The decision comes amid escalating tensions between Powell and President Trump over interest rates, tariffs, and the appropriate ratio of coleslaw to pulled pork.
Jay Powell has remained steadfast against Trump’s polite requests to alter the inflation rate, but the president has been unable to fire the chair or conduct any meaningful punishment because of stupid things like ‘laws’.
Trump has been left with no choice but to hit Jay where it’ll hurt hardest: right in the ribs.
The BDAY-BBQ, a longstanding tradition aimed at fostering camaraderie among the nation’s top officials, will proceed without any camaraderie fostered with the Fed Chair. Attendees can expect the usual fare: grilled meats, patriotic playlists, and spirited debates over monetary policy, but now with one less dissenting voice.
However, the White House assured reporters that this is not retaliation, but merely because he brought a fruit salad last year, and that’s just not on.

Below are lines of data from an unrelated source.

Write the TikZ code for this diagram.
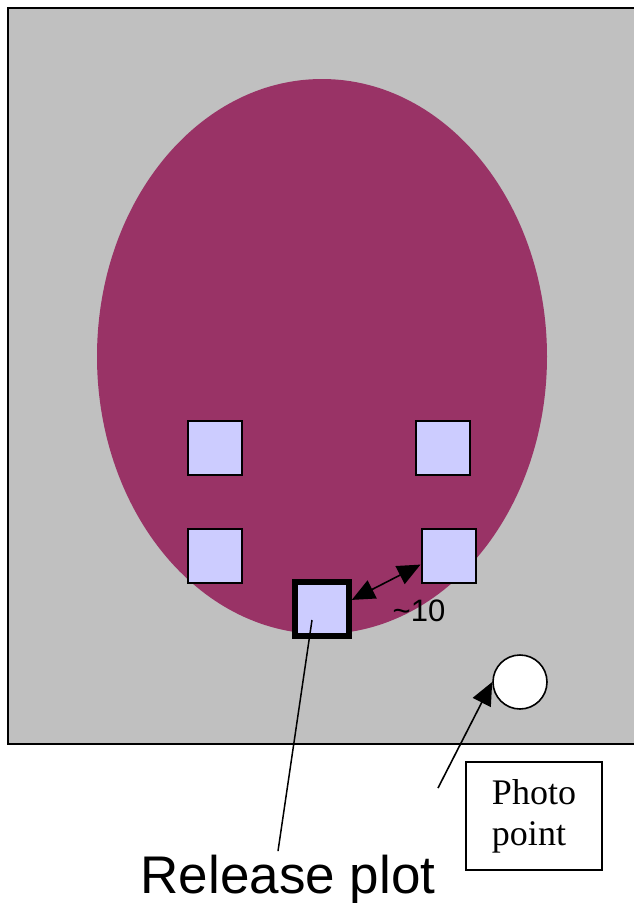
\documentclass[tikz,border=0pt]{standalone}
\usepackage{fontspec}
\setmainfont{Liberation Serif}
\newfontfamily\arialfont{Liberation Sans}
\usepackage{xcolor}
\definecolor{fieldgrey}{RGB}{192,192,192}
\definecolor{patchred}{RGB}{153,51,102}
\definecolor{plotblue}{RGB}{204,204,255}
\usetikzlibrary{arrows.meta}

\begin{document}
\begin{tikzpicture}[x=1pt, y=-1pt,
    plotsq/.style={draw, line width=2pt, fill=plotblue, minimum size=54pt, inner sep=0pt},
    tip/.style={-{Triangle[length=23pt, width=20pt]}, line width=1.6pt}]
    \useasboundingbox (0,0) rectangle (633,903);

    % field and patch
    \draw[line width=2.2pt, fill=fieldgrey] (8,8) rectangle (650,744);
    \fill[patchred] (322,356.5) ellipse [x radius=225, y radius=277.5];

    % plots
    \node[plotsq] (sqa) at (214.5,448) {};
    \node[plotsq] (sqb) at (442.5,448) {};
    \node[plotsq] (sqc) at (214.5,555.5) {};
    \node[plotsq] (sqd) at (448.5,555.5) {};
    \node[plotsq, line width=5.5pt, minimum size=54pt] (relsq) at (322,609) {};

    % distance between plots
    \draw[tip, {Triangle[length=23pt, width=20pt]}-{Triangle[length=23pt, width=20pt]}] (relsq.17) -- (sqd.198);
    \node[font=\arialfont\fontsize{31}{34}\selectfont] (dist) at (419,611) {\textasciitilde10};

    % photo point
    \node[draw, line width=1.6pt, fill=white, circle, minimum size=54pt, inner sep=0pt] (photo) at (520,682) {};
    \node[draw, line width=1.5pt, fill=white, minimum width=136pt, minimum height=108pt, align=left,
        font=\fontsize{36}{41}\selectfont] (photobox) at (534,816) {Photo\\point};
    \coordinate (photopin) at (438,788);
    \draw[tip] (photopin) -- (photo.west);

    % release plot label
    \node[font=\arialfont\fontsize{53}{60}\selectfont, anchor=base] (rellabel) at (288,893) {Release plot};
    \coordinate (relpin) at (312,620);
    \draw[line width=1.5pt] (rellabel.north) ++(-10pt,0) -- (relpin);
\end{tikzpicture}
\end{document}
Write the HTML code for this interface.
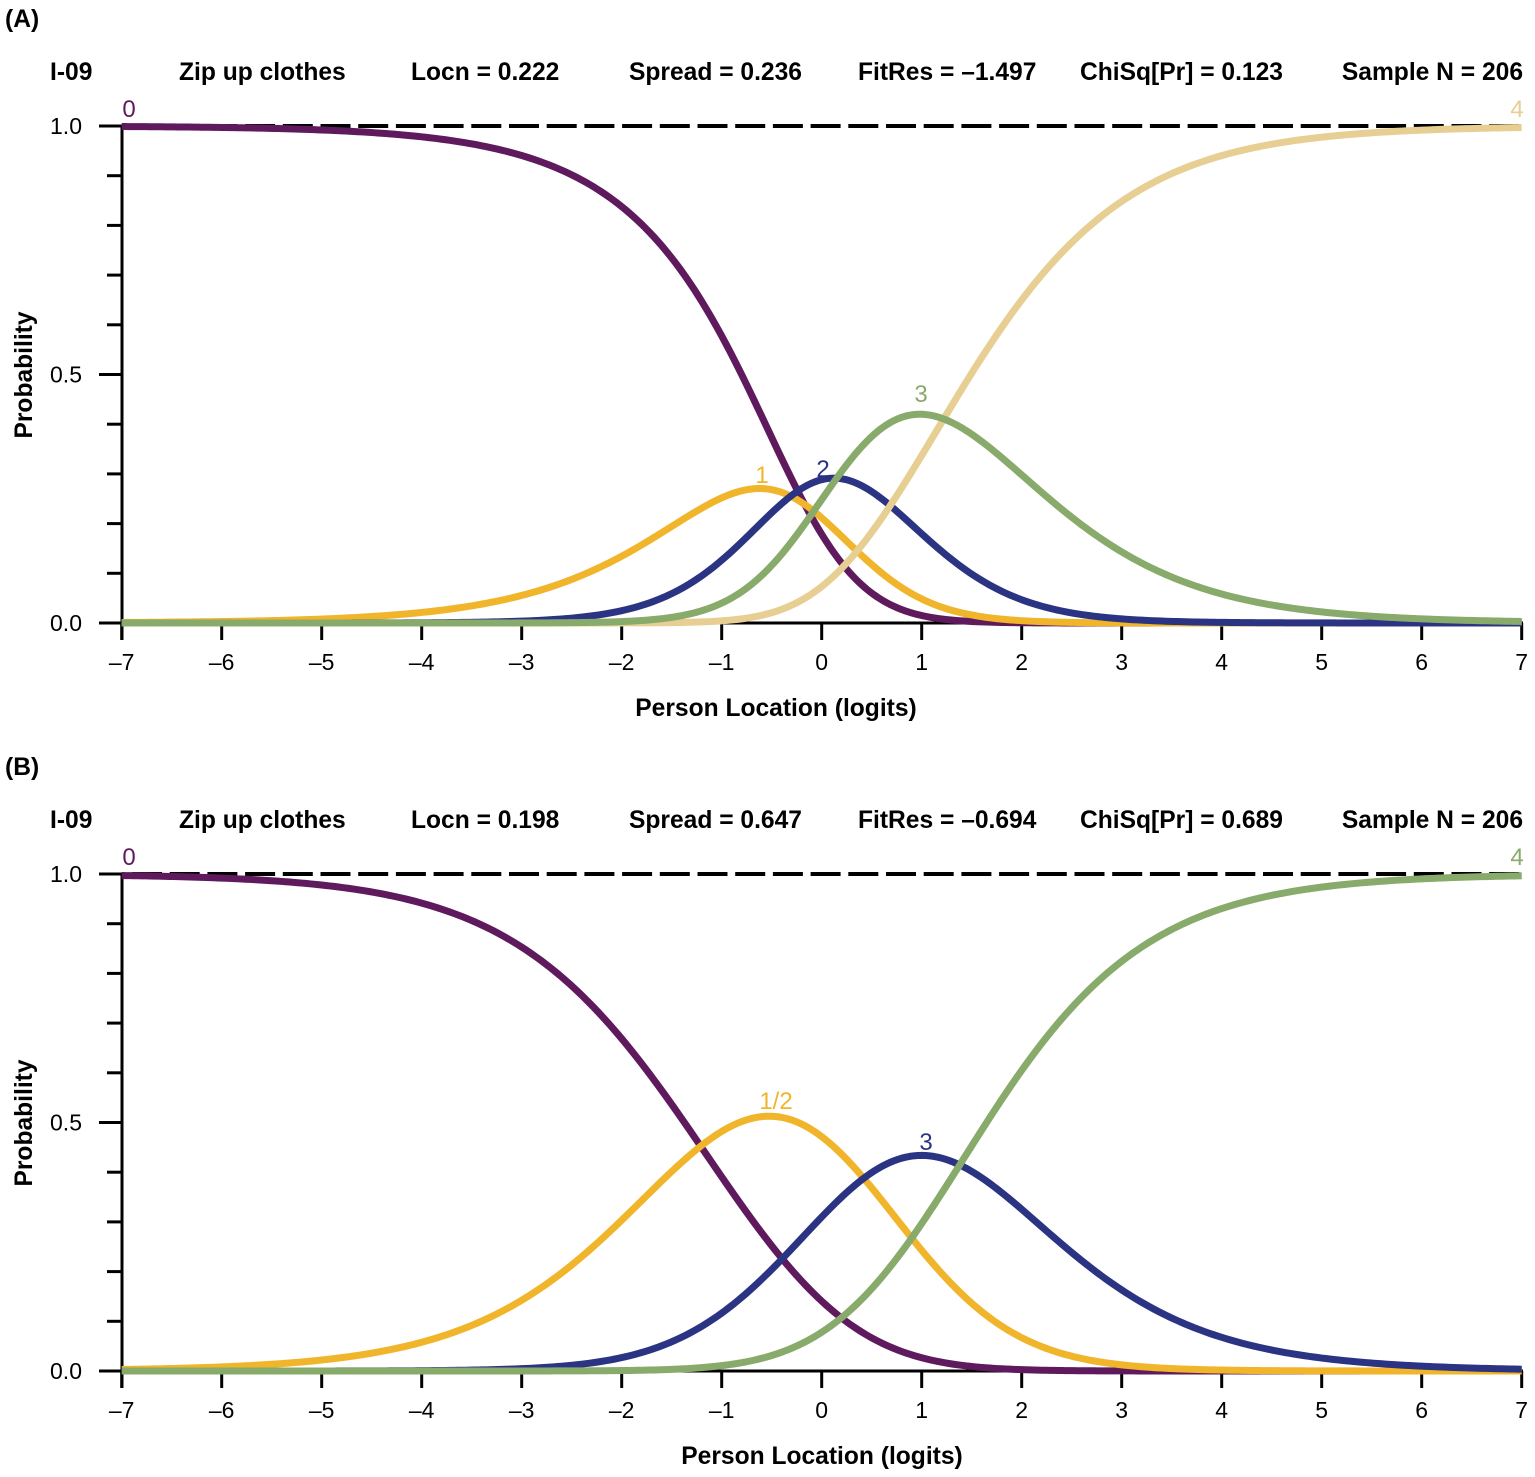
<!DOCTYPE html>
<html>
<head>
<meta charset="utf-8">
<style>
  html,body{margin:0;padding:0;background:#fff;}
  svg{display:block;}
  text{font-family:"Liberation Sans",Arial,sans-serif;}
  .b{font-weight:bold;font-size:24.6px;fill:#000;}
  .t{font-size:23px;fill:#000;}
  .c{font-size:24px;}
</style>
</head>
<body>
<svg id="s" width="1535" height="1477" viewBox="0 0 1535 1477" xmlns="http://www.w3.org/2000/svg">
<rect x="0" y="0" width="1535" height="1477" fill="#fff"/>

<!-- ============ PANEL A ============ -->
<g id="pA">
  <text class="b" x="5" y="27">(A)</text>
  <text class="b" x="50" y="80">I-09</text>
  <text class="b" x="179" y="80">Zip up clothes</text>
  <text class="b" x="411" y="80">Locn = 0.222</text>
  <text class="b" x="629" y="80">Spread = 0.236</text>
  <text class="b" x="858" y="80">FitRes = –1.497</text>
  <text class="b" x="1080" y="80">ChiSq[Pr] = 0.123</text>
  <text class="b" x="1523" y="80" text-anchor="end">Sample N = 206</text>

  <line x1="122" y1="126" x2="1521.7" y2="126" stroke="#000" stroke-width="4" stroke-dasharray="30 7.7" stroke-dashoffset="27.7"/>

  <line x1="122" y1="124.5" x2="122" y2="640" stroke="#000" stroke-width="3"/>
  <line x1="122" y1="623" x2="1523" y2="623" stroke="#000" stroke-width="3"/>
  <g stroke="#000" stroke-width="3" id="yticksA"></g>
  <g stroke="#000" stroke-width="3" id="xticksA"></g>

  <text class="t" x="82" y="134" text-anchor="end">1.0</text>
  <text class="t" x="82" y="382.5" text-anchor="end">0.5</text>
  <text class="t" x="82" y="631" text-anchor="end">0.0</text>

  <g class="t" text-anchor="middle">
    <text x="121.7" y="670">–7</text>
    <text x="221.7" y="670">–6</text>
    <text x="321.7" y="670">–5</text>
    <text x="421.7" y="670">–4</text>
    <text x="521.7" y="670">–3</text>
    <text x="621.7" y="670">–2</text>
    <text x="721.7" y="670">–1</text>
    <text x="821.7" y="670">0</text>
    <text x="921.7" y="670">1</text>
    <text x="1021.7" y="670">2</text>
    <text x="1121.7" y="670">3</text>
    <text x="1221.7" y="670">4</text>
    <text x="1321.7" y="670">5</text>
    <text x="1421.7" y="670">6</text>
    <text x="1521.7" y="670">7</text>
  </g>

  <text class="b" x="776" y="716" text-anchor="middle">Person Location (logits)</text>
  <text class="b" transform="translate(32,375) rotate(-90)" text-anchor="middle">Probability</text>

  <g fill="none" stroke-width="7" stroke-linejoin="round" stroke-linecap="butt">
    <path id="A0" stroke="#5f1a5e"/>
    <path id="A1" stroke="#f0b52a"/>
    <path id="A2" stroke="#2b3483"/>
    <path id="A4" stroke="#e7cf93"/>
    <path id="A3" stroke="#88aa6a"/>
  </g>

  <text class="c" x="129" y="117" text-anchor="middle" fill="#5f1a5e">0</text>
  <text class="c" x="762" y="483" text-anchor="middle" fill="#f0b52a">1</text>
  <text class="c" x="823" y="477" text-anchor="middle" fill="#2b3483">2</text>
  <text class="c" x="921" y="402" text-anchor="middle" fill="#88aa6a">3</text>
  <text class="c" x="1517" y="117" text-anchor="middle" fill="#e7cf93">4</text>
</g>

<!-- ============ PANEL B ============ -->
<g id="pB">
  <text class="b" x="5" y="775">(B)</text>
  <text class="b" x="50" y="828">I-09</text>
  <text class="b" x="179" y="828">Zip up clothes</text>
  <text class="b" x="411" y="828">Locn = 0.198</text>
  <text class="b" x="629" y="828">Spread = 0.647</text>
  <text class="b" x="858" y="828">FitRes = –0.694</text>
  <text class="b" x="1080" y="828">ChiSq[Pr] = 0.689</text>
  <text class="b" x="1523" y="828" text-anchor="end">Sample N = 206</text>

  <line x1="122" y1="874" x2="1521.7" y2="874" stroke="#000" stroke-width="4" stroke-dasharray="30 7.7" stroke-dashoffset="27.7"/>

  <line x1="122" y1="872.5" x2="122" y2="1388" stroke="#000" stroke-width="3"/>
  <line x1="122" y1="1371" x2="1523" y2="1371" stroke="#000" stroke-width="3"/>
  <g stroke="#000" stroke-width="3" id="yticksB"></g>
  <g stroke="#000" stroke-width="3" id="xticksB"></g>

  <text class="t" x="82" y="882" text-anchor="end">1.0</text>
  <text class="t" x="82" y="1130.5" text-anchor="end">0.5</text>
  <text class="t" x="82" y="1379" text-anchor="end">0.0</text>

  <g class="t" text-anchor="middle">
    <text x="121.7" y="1418">–7</text>
    <text x="221.7" y="1418">–6</text>
    <text x="321.7" y="1418">–5</text>
    <text x="421.7" y="1418">–4</text>
    <text x="521.7" y="1418">–3</text>
    <text x="621.7" y="1418">–2</text>
    <text x="721.7" y="1418">–1</text>
    <text x="821.7" y="1418">0</text>
    <text x="921.7" y="1418">1</text>
    <text x="1021.7" y="1418">2</text>
    <text x="1121.7" y="1418">3</text>
    <text x="1221.7" y="1418">4</text>
    <text x="1321.7" y="1418">5</text>
    <text x="1421.7" y="1418">6</text>
    <text x="1521.7" y="1418">7</text>
  </g>

  <text class="b" x="822" y="1464" text-anchor="middle">Person Location (logits)</text>
  <text class="b" transform="translate(32,1123) rotate(-90)" text-anchor="middle">Probability</text>

  <g fill="none" stroke-width="7" stroke-linejoin="round" stroke-linecap="butt">
    <path id="B0" stroke="#5f1a5e"/>
    <path id="B1" stroke="#f0b52a"/>
    <path id="B2" stroke="#2b3483"/>
    <path id="B3" stroke="#88aa6a"/>
  </g>

  <text class="c" x="129" y="865" text-anchor="middle" fill="#5f1a5e">0</text>
  <text class="c" x="776" y="1109" text-anchor="middle" fill="#f0b52a">1/2</text>
  <text class="c" x="926" y="1150" text-anchor="middle" fill="#2b3483">3</text>
  <text class="c" x="1517" y="865" text-anchor="middle" fill="#88aa6a">4</text>
</g>
</svg>

<script>
(function(){
  var NS="http://www.w3.org/2000/svg";
  function line(g,x1,y1,x2,y2){
    var l=document.createElementNS(NS,"line");
    l.setAttribute("x1",x1);l.setAttribute("y1",y1);
    l.setAttribute("x2",x2);l.setAttribute("y2",y2);
    g.appendChild(l);
  }
  function ticks(id1,id2,y0){
    var gy=document.getElementById(id1), gx=document.getElementById(id2);
    for(var k=0;k<=10;k++){
      var y=y0-k*49.7;
      var major=(k===0||k===5||k===10);
      line(gy, major?99:107, y, 122, y);
    }
    for(var i=0;i<=14;i++){
      var x=121.7+i*100;
      line(gx, x, y0, x, y0+17);
    }
  }
  ticks("yticksA","xticksA",623);
  ticks("yticksB","xticksB",1371);

  function draw(prefix,taus,y0){
    var m=taus.length, d=[];
    for(var k=0;k<=m;k++) d.push("");
    var step=0.04;
    for(var t=-7, n=0; t<=7.0001; t+=step, n++){
      var th=Math.min(t,7);
      var psi=[0], s=0;
      for(var k=1;k<=m;k++){ s+=th-taus[k-1]; psi.push(s); }
      var mx=Math.max.apply(null,psi), sum=0, e=[];
      for(var k=0;k<=m;k++){ e.push(Math.exp(psi[k]-mx)); sum+=e[k]; }
      var x=121.7+(th+7)*100;
      for(var k=0;k<=m;k++){
        var y=y0-(e[k]/sum)*497;
        d[k]+=(n===0?"M":"L")+x.toFixed(2)+","+y.toFixed(2);
      }
    }
    for(var k=0;k<=m;k++){
      var p=document.getElementById(prefix+k);
      if(p) p.setAttribute("d",d[k]);
    }
  }
  draw("A",[-0.17,-0.31,0.15,1.22],623);
  draw("B",[-1.21,0.42,1.38],1371);
})();
</script>
</body>
</html>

“The President just wants to ensure a fun, relaxed atmosphere, and nothing kills the vibe like a Jerome Powell.”
Powell, known for his steadfast commitment to the Fed’s independence, has stayed silent on the matter. However, insider reports suggest he was seen at a local Whole Foods, purchasing a modest selection of artisanal cheeses and a single bottle of kombucha, perhaps signaling plans for a solo picnic.
When reached for comment about this, the White House simply stated, “We wish Chairman Powell all the best in his future culinary endeavors and nothing else.”
Onlookers have begged Trump to end the hostilities. “Things have gone way, way too far,” hyperventilated political pervert, Morris Causden. “I thought he’d done his worst when Trump called Powell ‘Mr. Too Slow’, but I had no idea he could stoop even lower. To uninvite someone from a barbecue? Who would do such a thing? I’m going to hurl.”
“Please end the war! Enough bloodshed!” Mr. Causden added once he had returned from the bathroom. “Can’t we all live in peace?!! AAHHHH!!!”
Well, that’s the news. You can go home now.